#### Directive
In the listing below, locate the line that contains "Rebuild this chart" and the line that contains "Chart.defaults.color = '#000';". Restate word for word those two lines and every line between them, and nothing else.
━━ Data excerpts
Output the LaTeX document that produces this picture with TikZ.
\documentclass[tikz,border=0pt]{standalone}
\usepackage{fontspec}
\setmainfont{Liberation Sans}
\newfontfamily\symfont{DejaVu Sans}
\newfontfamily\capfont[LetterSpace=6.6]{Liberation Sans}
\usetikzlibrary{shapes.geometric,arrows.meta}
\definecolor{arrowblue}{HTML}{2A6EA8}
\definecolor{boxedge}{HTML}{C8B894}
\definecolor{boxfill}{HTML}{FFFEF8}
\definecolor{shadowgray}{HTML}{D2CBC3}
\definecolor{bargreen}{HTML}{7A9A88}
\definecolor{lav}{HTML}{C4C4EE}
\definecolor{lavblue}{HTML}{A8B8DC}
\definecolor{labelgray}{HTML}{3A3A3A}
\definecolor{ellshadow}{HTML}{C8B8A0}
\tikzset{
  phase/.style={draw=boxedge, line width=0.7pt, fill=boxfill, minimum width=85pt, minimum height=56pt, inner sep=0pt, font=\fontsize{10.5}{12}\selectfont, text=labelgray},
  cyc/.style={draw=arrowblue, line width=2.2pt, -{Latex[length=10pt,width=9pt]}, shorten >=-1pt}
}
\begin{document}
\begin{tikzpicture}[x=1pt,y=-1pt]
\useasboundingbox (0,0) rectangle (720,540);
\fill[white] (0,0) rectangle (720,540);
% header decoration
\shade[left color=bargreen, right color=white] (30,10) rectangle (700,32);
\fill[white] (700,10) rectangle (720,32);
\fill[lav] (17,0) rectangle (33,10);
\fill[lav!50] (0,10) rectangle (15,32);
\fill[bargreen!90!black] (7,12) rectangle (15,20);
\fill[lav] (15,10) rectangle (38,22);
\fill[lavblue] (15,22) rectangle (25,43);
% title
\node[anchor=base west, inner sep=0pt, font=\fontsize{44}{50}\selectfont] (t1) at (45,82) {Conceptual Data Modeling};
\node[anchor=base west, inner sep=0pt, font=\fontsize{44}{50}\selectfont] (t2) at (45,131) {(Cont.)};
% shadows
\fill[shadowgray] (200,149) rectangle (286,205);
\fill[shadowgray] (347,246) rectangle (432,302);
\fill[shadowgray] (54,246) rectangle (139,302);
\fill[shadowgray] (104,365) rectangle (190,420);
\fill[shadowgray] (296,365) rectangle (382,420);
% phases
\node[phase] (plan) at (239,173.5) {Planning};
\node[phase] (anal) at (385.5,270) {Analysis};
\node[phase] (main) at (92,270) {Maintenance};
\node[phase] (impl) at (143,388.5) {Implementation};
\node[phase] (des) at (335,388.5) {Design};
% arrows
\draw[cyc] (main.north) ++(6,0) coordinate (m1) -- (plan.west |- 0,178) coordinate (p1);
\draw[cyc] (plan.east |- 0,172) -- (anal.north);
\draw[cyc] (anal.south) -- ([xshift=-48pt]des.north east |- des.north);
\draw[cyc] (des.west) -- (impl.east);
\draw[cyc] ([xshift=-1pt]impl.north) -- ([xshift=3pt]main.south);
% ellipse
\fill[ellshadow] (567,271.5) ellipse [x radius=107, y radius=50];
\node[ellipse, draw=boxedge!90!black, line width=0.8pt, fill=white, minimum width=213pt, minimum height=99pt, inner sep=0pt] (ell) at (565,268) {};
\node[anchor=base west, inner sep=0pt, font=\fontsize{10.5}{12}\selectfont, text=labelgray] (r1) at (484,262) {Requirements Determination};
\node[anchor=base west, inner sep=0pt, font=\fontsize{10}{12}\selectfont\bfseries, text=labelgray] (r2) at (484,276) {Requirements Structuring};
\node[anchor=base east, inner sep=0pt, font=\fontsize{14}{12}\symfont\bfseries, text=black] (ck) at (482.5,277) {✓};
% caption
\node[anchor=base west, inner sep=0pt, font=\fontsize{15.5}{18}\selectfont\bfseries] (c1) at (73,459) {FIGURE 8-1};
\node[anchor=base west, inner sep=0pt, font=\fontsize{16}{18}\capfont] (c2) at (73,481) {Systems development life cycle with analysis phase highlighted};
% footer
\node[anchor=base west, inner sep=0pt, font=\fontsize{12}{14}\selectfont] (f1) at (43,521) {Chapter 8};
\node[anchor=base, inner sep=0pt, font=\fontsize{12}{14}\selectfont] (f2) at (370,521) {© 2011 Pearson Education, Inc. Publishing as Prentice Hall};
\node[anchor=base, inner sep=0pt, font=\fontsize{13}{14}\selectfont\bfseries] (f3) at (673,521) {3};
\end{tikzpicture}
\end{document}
━━━━
━━ Data excerpts
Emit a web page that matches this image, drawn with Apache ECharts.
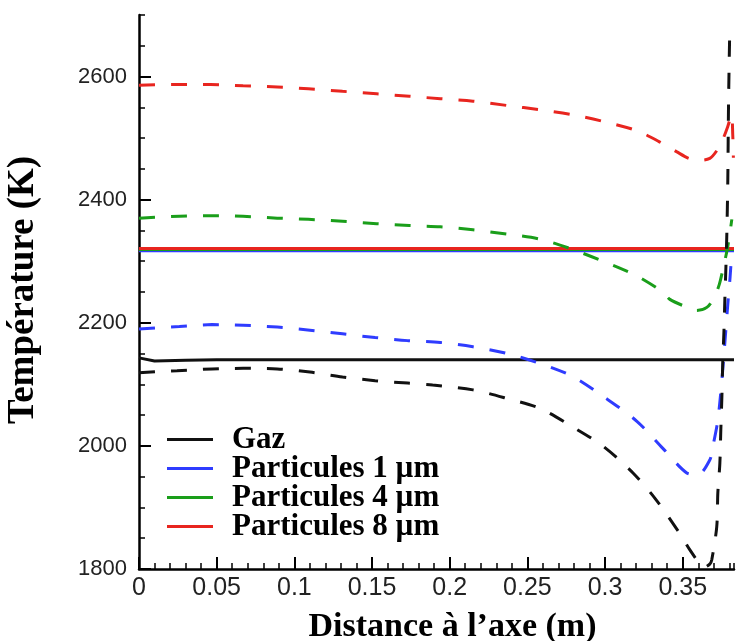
━━━━
━━ Data excerpts
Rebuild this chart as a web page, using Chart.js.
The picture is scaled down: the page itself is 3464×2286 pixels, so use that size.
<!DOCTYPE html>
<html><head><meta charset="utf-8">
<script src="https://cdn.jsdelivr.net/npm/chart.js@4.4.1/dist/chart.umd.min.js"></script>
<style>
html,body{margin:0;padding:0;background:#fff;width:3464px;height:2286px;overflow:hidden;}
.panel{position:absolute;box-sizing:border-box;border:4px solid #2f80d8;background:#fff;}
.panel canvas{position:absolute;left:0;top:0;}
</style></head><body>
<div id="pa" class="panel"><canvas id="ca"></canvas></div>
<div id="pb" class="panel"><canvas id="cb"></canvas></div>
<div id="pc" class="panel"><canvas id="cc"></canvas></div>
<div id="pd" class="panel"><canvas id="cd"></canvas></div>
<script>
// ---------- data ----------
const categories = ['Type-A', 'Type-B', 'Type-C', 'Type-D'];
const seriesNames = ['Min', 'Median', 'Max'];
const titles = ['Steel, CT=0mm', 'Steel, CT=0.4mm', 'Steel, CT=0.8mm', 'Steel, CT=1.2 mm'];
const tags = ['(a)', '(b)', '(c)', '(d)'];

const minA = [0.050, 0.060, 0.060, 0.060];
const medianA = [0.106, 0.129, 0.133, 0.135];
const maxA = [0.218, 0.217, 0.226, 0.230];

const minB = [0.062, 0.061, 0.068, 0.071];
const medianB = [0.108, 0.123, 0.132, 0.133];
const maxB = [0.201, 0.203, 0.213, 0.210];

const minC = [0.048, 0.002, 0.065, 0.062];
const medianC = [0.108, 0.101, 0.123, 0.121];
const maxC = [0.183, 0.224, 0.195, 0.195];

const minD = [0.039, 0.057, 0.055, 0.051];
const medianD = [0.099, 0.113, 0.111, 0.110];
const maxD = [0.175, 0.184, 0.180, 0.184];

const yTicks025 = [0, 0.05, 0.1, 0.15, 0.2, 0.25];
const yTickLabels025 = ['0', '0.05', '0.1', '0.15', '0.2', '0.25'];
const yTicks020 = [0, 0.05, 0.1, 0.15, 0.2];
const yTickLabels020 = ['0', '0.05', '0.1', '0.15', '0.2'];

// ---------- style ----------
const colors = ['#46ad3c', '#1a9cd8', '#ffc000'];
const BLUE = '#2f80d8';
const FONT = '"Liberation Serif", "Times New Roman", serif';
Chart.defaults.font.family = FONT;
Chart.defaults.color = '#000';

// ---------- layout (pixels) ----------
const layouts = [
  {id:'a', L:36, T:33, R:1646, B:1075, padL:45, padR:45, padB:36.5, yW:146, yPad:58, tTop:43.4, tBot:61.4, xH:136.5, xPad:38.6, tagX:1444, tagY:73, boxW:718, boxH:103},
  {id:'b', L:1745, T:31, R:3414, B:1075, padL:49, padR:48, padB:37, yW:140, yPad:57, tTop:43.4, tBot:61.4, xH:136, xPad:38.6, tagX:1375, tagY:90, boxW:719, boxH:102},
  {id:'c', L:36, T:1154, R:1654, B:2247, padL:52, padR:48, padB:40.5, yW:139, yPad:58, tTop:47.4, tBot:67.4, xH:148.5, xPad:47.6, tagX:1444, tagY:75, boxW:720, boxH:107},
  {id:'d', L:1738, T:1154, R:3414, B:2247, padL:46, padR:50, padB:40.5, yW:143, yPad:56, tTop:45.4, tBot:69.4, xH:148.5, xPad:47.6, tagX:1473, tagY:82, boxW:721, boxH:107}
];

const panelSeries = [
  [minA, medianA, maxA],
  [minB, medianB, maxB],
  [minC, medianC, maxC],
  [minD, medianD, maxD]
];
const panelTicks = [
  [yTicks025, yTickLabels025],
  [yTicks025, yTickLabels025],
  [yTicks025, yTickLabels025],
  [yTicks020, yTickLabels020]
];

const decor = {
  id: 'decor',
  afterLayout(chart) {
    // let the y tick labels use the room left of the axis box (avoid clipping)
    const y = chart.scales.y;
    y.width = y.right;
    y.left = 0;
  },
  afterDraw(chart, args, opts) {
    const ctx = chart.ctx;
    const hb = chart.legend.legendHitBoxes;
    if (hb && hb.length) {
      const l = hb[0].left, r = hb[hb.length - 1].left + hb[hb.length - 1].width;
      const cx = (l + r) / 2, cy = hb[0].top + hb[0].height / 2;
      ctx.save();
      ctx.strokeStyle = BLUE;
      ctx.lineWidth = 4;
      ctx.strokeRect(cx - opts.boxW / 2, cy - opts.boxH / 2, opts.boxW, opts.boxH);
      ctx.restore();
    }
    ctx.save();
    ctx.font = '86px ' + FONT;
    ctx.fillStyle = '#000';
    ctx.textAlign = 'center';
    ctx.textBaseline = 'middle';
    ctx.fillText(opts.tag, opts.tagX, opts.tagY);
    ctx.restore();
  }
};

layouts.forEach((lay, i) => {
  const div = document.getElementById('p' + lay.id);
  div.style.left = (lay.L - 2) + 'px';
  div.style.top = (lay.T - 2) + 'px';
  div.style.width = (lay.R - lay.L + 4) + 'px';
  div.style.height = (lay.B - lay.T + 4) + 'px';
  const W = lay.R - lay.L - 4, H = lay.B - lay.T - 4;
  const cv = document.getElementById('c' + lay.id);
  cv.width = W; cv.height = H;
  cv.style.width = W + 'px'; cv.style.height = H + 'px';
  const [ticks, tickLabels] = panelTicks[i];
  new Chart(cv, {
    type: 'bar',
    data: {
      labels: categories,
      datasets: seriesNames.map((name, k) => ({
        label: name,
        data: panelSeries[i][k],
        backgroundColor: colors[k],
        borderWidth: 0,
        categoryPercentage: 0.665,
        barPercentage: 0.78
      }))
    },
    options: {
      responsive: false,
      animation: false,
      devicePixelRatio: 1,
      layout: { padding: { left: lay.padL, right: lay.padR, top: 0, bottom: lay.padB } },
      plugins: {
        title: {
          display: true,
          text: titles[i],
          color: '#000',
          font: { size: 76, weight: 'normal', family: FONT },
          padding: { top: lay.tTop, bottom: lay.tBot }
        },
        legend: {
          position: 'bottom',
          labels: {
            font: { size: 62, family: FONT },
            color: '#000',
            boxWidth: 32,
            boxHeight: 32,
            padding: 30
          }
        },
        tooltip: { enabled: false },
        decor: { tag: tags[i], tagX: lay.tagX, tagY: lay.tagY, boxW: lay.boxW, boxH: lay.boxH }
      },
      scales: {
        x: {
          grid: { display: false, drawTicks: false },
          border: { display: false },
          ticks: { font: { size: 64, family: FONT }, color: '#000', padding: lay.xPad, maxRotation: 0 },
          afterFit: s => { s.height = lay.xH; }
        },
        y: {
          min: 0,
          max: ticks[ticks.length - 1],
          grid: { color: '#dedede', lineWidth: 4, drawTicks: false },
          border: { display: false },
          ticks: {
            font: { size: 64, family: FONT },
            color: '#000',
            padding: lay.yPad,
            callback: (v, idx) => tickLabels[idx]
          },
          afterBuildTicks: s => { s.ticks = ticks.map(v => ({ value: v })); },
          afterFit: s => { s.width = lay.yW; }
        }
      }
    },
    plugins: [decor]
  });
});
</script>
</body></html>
━━━━
#### Result for this task
Rebuild this chart as a web page, using Chart.js.
The picture is scaled down: the page itself is 3464×2286 pixels, so use that size.
<!DOCTYPE html>
<html><head><meta charset="utf-8">
<script src="https://cdn.jsdelivr.net/npm/chart.js@4.4.1/dist/chart.umd.min.js"></script>
<style>
html,body{margin:0;padding:0;background:#fff;width:3464px;height:2286px;overflow:hidden;}
.panel{position:absolute;box-sizing:border-box;border:4px solid #2f80d8;background:#fff;}
.panel canvas{position:absolute;left:0;top:0;}
</style></head><body>
<div id="pa" class="panel"><canvas id="ca"></canvas></div>
<div id="pb" class="panel"><canvas id="cb"></canvas></div>
<div id="pc" class="panel"><canvas id="cc"></canvas></div>
<div id="pd" class="panel"><canvas id="cd"></canvas></div>
<script>
// ---------- data ----------
const categories = ['Type-A', 'Type-B', 'Type-C', 'Type-D'];
const seriesNames = ['Min', 'Median', 'Max'];
const titles = ['Steel, CT=0mm', 'Steel, CT=0.4mm', 'Steel, CT=0.8mm', 'Steel, CT=1.2 mm'];
const tags = ['(a)', '(b)', '(c)', '(d)'];

const minA = [0.050, 0.060, 0.060, 0.060];
const medianA = [0.106, 0.129, 0.133, 0.135];
const maxA = [0.218, 0.217, 0.226, 0.230];

const minB = [0.062, 0.061, 0.068, 0.071];
const medianB = [0.108, 0.123, 0.132, 0.133];
const maxB = [0.201, 0.203, 0.213, 0.210];

const minC = [0.048, 0.002, 0.065, 0.062];
const medianC = [0.108, 0.101, 0.123, 0.121];
const maxC = [0.183, 0.224, 0.195, 0.195];

const minD = [0.039, 0.057, 0.055, 0.051];
const medianD = [0.099, 0.113, 0.111, 0.110];
const maxD = [0.175, 0.184, 0.180, 0.184];

const yTicks025 = [0, 0.05, 0.1, 0.15, 0.2, 0.25];
const yTickLabels025 = ['0', '0.05', '0.1', '0.15', '0.2', '0.25'];
const yTicks020 = [0, 0.05, 0.1, 0.15, 0.2];
const yTickLabels020 = ['0', '0.05', '0.1', '0.15', '0.2'];

// ---------- style ----------
const colors = ['#46ad3c', '#1a9cd8', '#ffc000'];
const BLUE = '#2f80d8';
const FONT = '"Liberation Serif", "Times New Roman", serif';
Chart.defaults.font.family = FONT;
Chart.defaults.color = '#000';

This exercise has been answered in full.